Melancholy, loneliness and shame as constructed in Fanny Britt and Isabelle Arsenault’s graphic novel Jane, the fox & me.

(Angela Thomas and Wendy Wilson)

This paper uses feminist post-structuralist theory to explore how emotions of melancholy, loneliness, and shame are constructed in Fanny Britt and Isabelle Arsenault’s graphic novel Jane, the fox & me. Gender, subjectivity, embodiment, control and the paradox of self-production/destruction are the strands that are clearly interwoven in the everyday discourses and discursive practices in which the emotions of the protagonist Hélène are constituted.

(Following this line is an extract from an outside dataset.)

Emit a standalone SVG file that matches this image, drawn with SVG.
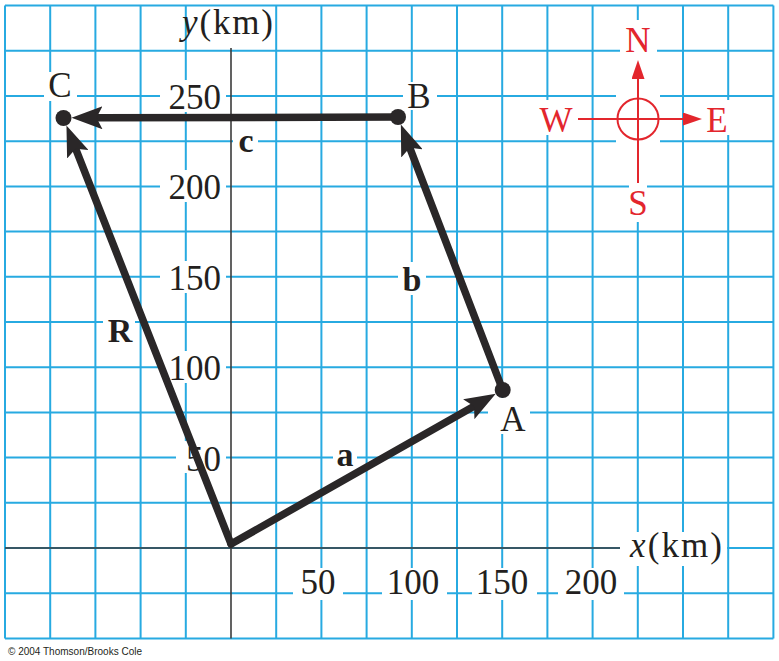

The paper will draw upon Foucault’s theory of subjectivity (1972) to theorise how Hélène is positioned within complex social discourses related to bullying and peer relationships within the school narrative. It will show how the taunting experienced by Hélène leads to practices of self-silencing (Ussher, 2011), body regulation (McNay, 1992), and the desire for invisibility (Malson, 1998). Psychoanalytic insights into desire, fantasy and anxiety (Lacan, 1958) will also be taken up to understand how Jane, the fox & me reflects contemporary feminine investments in certain subject positions and practices, such as body shaming, body image distortion (BID) and eating disorders (Malson, 1998).

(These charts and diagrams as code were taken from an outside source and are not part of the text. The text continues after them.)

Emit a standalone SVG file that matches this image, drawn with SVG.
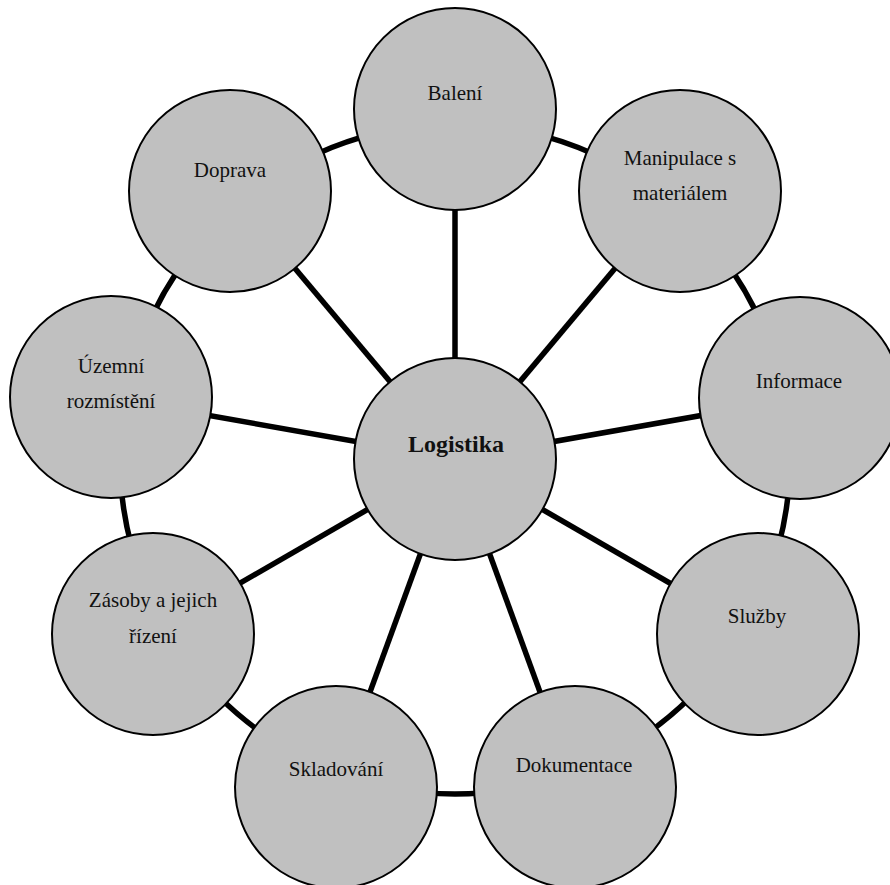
<svg xmlns="http://www.w3.org/2000/svg" width="890" height="885" viewBox="0 0 890 885">
<style>
.node{fill:#c0c0c0;stroke:#000;stroke-width:2}
.lbl{font-family:"Liberation Serif","Times New Roman",serif;font-size:21px;fill:#111;text-anchor:middle}
.main{font-weight:bold;font-size:24px}
.conn{stroke:#000;stroke-width:5.5;fill:none}
</style>
<rect width="890" height="885" fill="#fff"/>
<g id="connectors">
<circle class="conn" cx="455" cy="459" r="335"/>
<line class="conn" x1="455" y1="459" x2="455" y2="109"/>
<line class="conn" x1="455" y1="459" x2="680" y2="191"/>
<line class="conn" x1="455" y1="459" x2="800" y2="398"/>
<line class="conn" x1="455" y1="459" x2="758" y2="634"/>
<line class="conn" x1="455" y1="459" x2="575" y2="788"/>
<line class="conn" x1="455" y1="459" x2="335" y2="788"/>
<line class="conn" x1="455" y1="459" x2="152" y2="634"/>
<line class="conn" x1="455" y1="459" x2="110" y2="398"/>
<line class="conn" x1="455" y1="459" x2="230" y2="191"/>
</g>
<g id="balen"><circle class="node" cx="455" cy="109" r="101"/><text class="lbl" x="455" y="100">Balení</text></g>
<g id="manipulace"><circle class="node" cx="680" cy="191" r="101"/><text class="lbl" x="680" y="165">Manipulace s</text><text class="lbl" x="680" y="200">materiálem</text></g>
<g id="informace"><circle class="node" cx="800" cy="398" r="101"/><text class="lbl" x="799" y="388">Informace</text></g>
<g id="sluzby"><circle class="node" cx="758" cy="634" r="101"/><text class="lbl" x="757" y="623">Služby</text></g>
<g id="dokumentace"><circle class="node" cx="575" cy="787" r="101"/><text class="lbl" x="574" y="772">Dokumentace</text></g>
<g id="skladovani"><circle class="node" cx="336" cy="787" r="101"/><text class="lbl" x="336" y="776">Skladování</text></g>
<g id="zasoby"><circle class="node" cx="153" cy="634" r="101"/><text class="lbl" x="153" y="607">Zásoby a jejich</text><text class="lbl" x="153" y="643">řízení</text></g>
<g id="uzemni"><circle class="node" cx="111" cy="397" r="101"/><text class="lbl" x="111" y="373">Územní</text><text class="lbl" x="111" y="408">rozmístění</text></g>
<g id="doprava"><circle class="node" cx="230" cy="191" r="101"/><text class="lbl" x="230" y="177">Doprava</text></g>
<g id="logistika"><circle class="node" cx="455" cy="459" r="101"/><text class="lbl main" x="456" y="452">Logistika</text></g>
</svg>
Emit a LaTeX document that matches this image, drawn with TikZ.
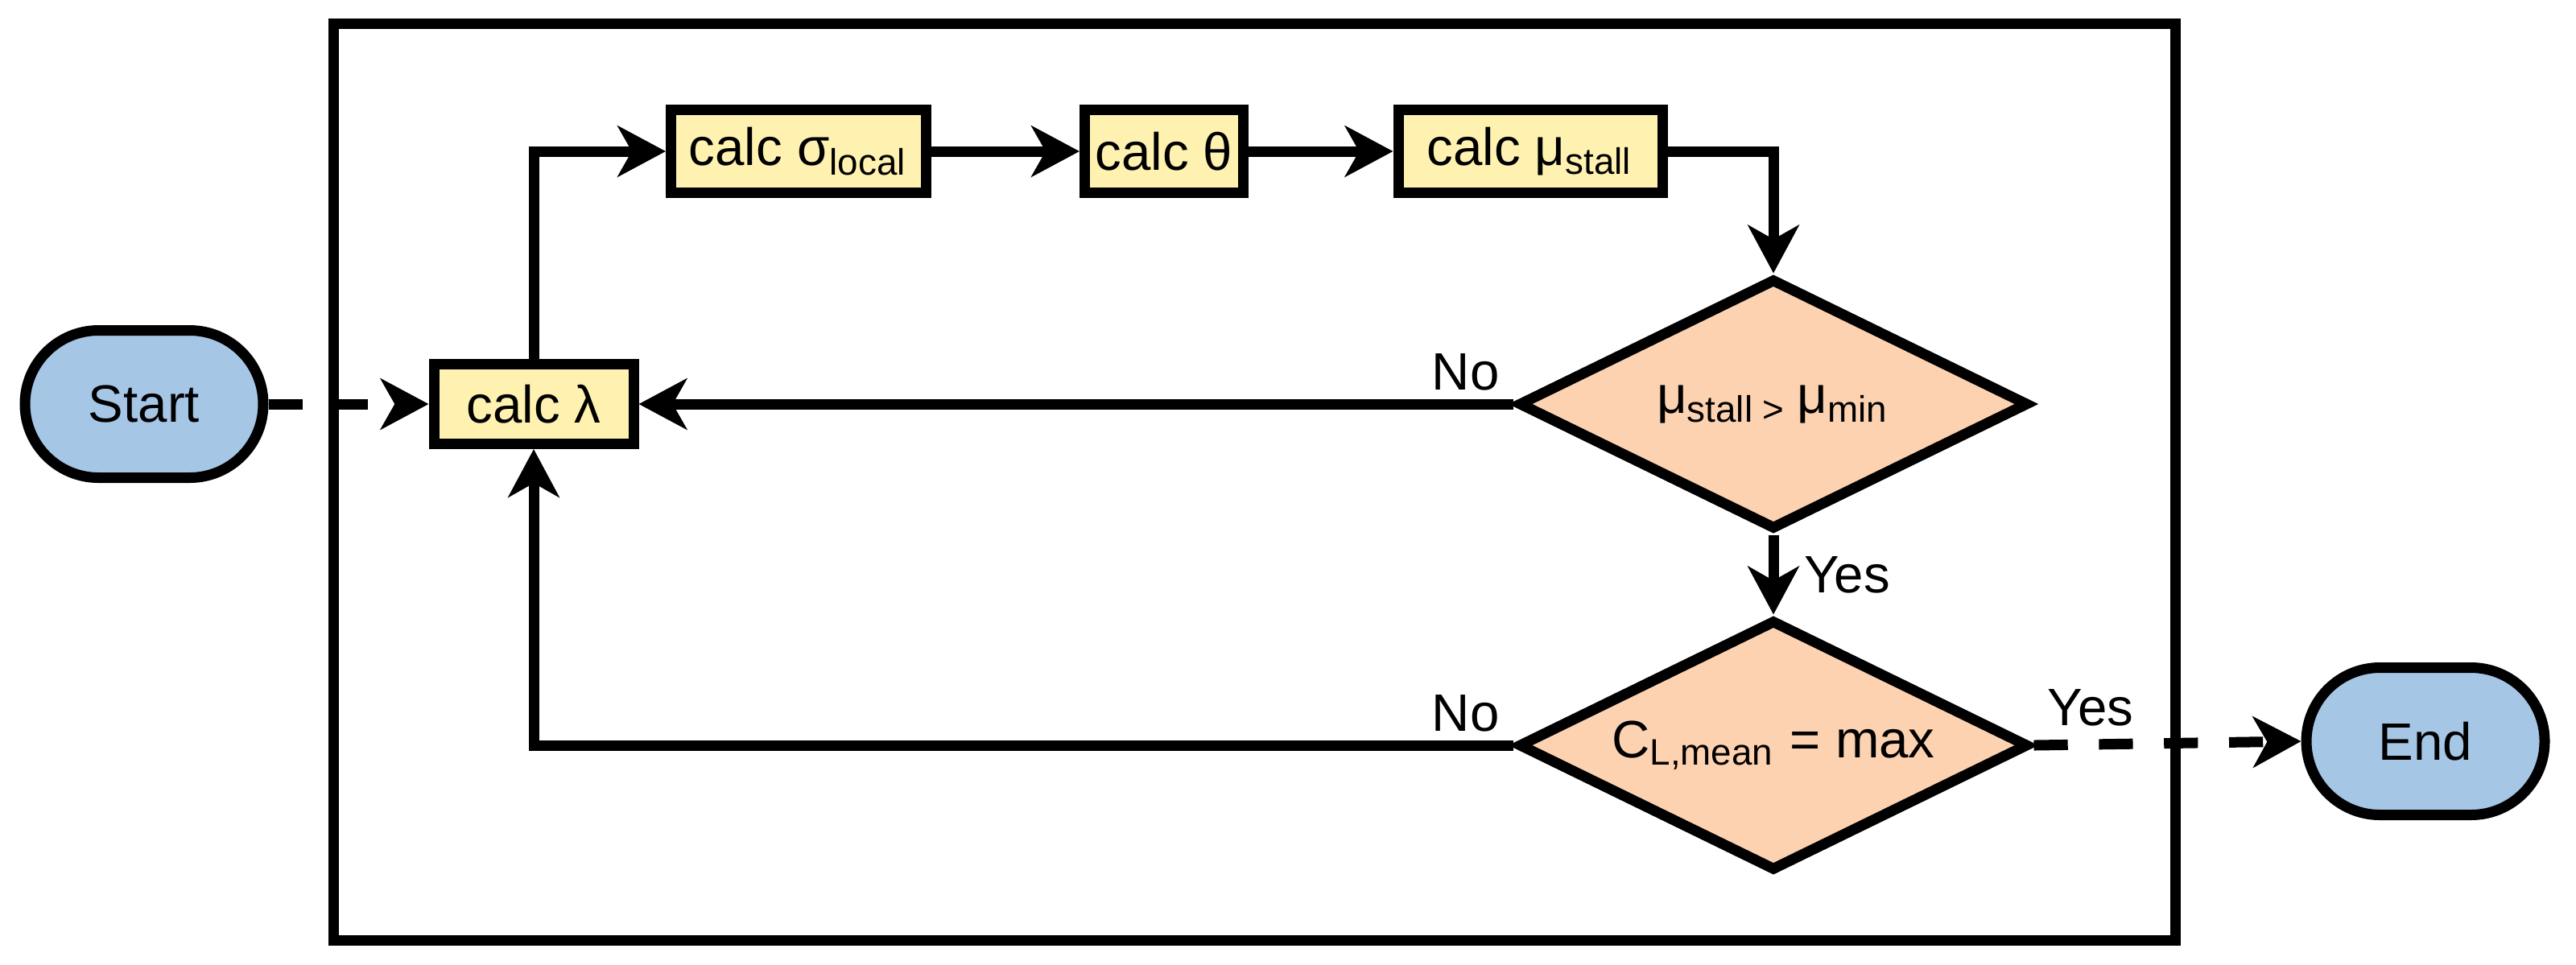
\documentclass[tikz,border=0pt]{standalone}
\usepackage{fontspec}
\setmainfont{Liberation Sans}
\usetikzlibrary{shapes.geometric,arrows.meta}

\definecolor{calcfill}{RGB}{255,242,176}
\definecolor{checkfill}{RGB}{253,210,176}
\definecolor{termfill}{RGB}{166,198,230}

\begin{document}
\begin{tikzpicture}[
	every node/.style={font=\fontsize{9.3}{11}\selectfont},
	calcbox/.style={draw, line width=1.85pt, fill=calcfill, minimum height=0.515cm, inner sep=0pt},
	check/.style={diamond, aspect=2.05, draw, line width=1.85pt, fill=checkfill, minimum width=3.17cm, minimum height=1.56cm, inner sep=0pt},
	terminal/.style={draw, line width=1.85pt, fill=termfill, rounded corners=13pt, minimum width=1.48cm, minimum height=0.915cm},
	flow/.style={line width=1.85pt, -{Stealth[length=8.5pt, width=9pt, inset=2.5pt]}},
	dashflow/.style={flow, dash pattern=on 6pt off 5.5pt},
	answer/.style={inner sep=1.5pt}
]
	\useasboundingbox (0,0) rectangle (16,5.99);
	% frame
	\draw[line width=1.85pt] (2.07,0.15) rectangle (13.51,5.845);
	% start and end
	\node[terminal] (start) at (0.895,3.48) {Start};
	\node[terminal] (end) at (15.065,1.385) {End};
	% calc steps
	\node[calcbox, minimum width=1.24cm, minimum height=0.495cm] (lambda) at (3.315,3.48) {calc λ};
	\node[calcbox, minimum width=1.585cm] (sigma) at (4.96,5.05) {calc σ\textsubscript{local}};
	\node[calcbox, minimum width=0.985cm] (theta) at (7.23,5.05) {calc θ};
	\node[calcbox, minimum width=1.64cm] (mustall) at (9.505,5.05) {calc μ\textsubscript{stall}};
	% checks
	\node[check] (stallcheck) at (11.015,3.48) {μ\textsubscript{stall > }μ\textsubscript{min}};
	\node[check] (liftcheck) at (11.015,1.36) {C\textsubscript{L,mean} = max};
	% connectors
	\draw[dashflow] (start) -- (lambda);
	\draw[flow] (lambda.north) |- (sigma.west);
	\draw[flow] (sigma) -- (theta);
	\draw[flow] (theta) -- (mustall);
	\draw[flow] (mustall.east) -| (stallcheck.north);
	\draw[flow] (stallcheck.west) node[answer, anchor=south east] {No} -- (lambda.east);
	\draw[flow] (stallcheck.south) -- (liftcheck.north) node[answer, midway, right, xshift=3pt] {Yes};
	\draw[flow] (liftcheck.west) node[answer, anchor=south east] {No} -| (lambda.south);
	\draw[dashflow] (liftcheck.east) node[answer, anchor=south west, yshift=1pt] {Yes} -- (end.west);
\end{tikzpicture}
\end{document}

The effect of these discursive practices as inscribed on (McNay, 1992) and resisted by (Foucault, 1979; Ussher, 1997) Hélène, as articulated through both written word and visual image, will be examined. In doing so, particular moments within the narrative which shed insight into the manifestation of melancholy, loneliness, and shame will be selected and analysed closely using critical multimodal discourse analysis (Halliday & Matthiesson 2004; Martin & White, 2008; Kress & van Leeuwen, 2006; Painter, 2008; Painter, Martin & Unsworth, 2013).

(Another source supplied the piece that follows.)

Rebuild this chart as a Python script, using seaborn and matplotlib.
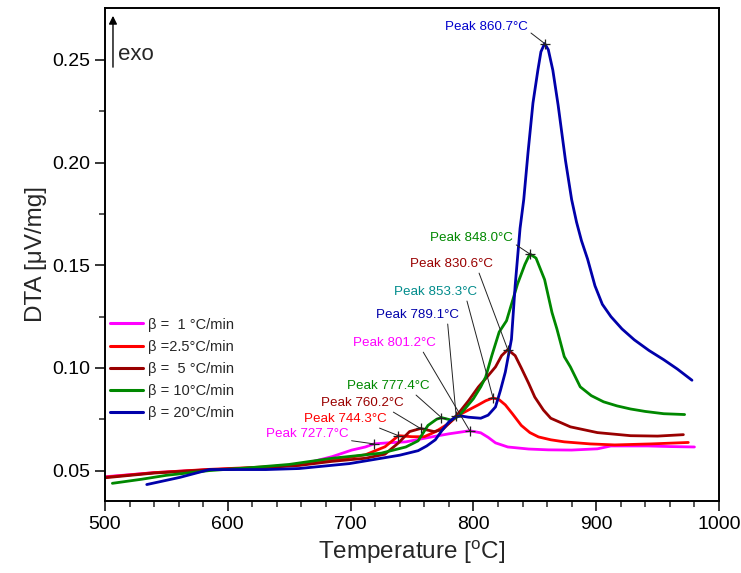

  • Foucault, M. (1972) The Archeology of Knowledge and the Discourse on Language (trans. A.Sheridan). Pantheon Books: New York.
  • Foucault, M. (1979). The history of sexuality, Vol. 1, An introduction. (1990 Edition). London: Penguin Books.
  • Halliday, M.A.K. & Matthiessen, C.M.I.M. (2004). Introduction to functional grammar 3rd ed. London: Arnold.
  • Kress, G., & van Leeuwen, T. (2006). Reading images: the grammar of visual design. 2nd ed. Routledge: London.
  • Lacan, J. (1958). The directive of the treatment and the principle of its power. Ecrits: a selection (trans. A.Sheridan, 1992 edition), pp. 226–280. Routledge: London.
  • Malson, H. (1998). The thin woman: Feminism, post-structuralism and the social psychology of Anorexia Nervosa. London: Routledge.
  • Martin, J. R., & White, P. (2005). The language of evaluation: Appraisal in English. London/New York: Palgrave Macmillan.
  • McNay, L. (1992) Foucault and Feminism: power, gender and the self. Polity Press: Oxford.
  • Painter, C. (2008). The role of colour in children’s picture books: choices in AMBIENCE. In Unsworth, L. (Ed.) New literacies and the English curriculum. London: Continuum.
  • Painter, C., Martin, J. R. & Unsworth, L. (2013). Reading visual narratives: Image analysis of children’s picture books. Sheffield: Equinox Publishing Ltd.
  • Ussher, J. M. (1997). Fantasies of femininity: Reframing the boundaries of sex. New Brunswick: Rutgers University Press.
  • Ussher, J. M. (2011). The madness of women. East Sussex: Routledge.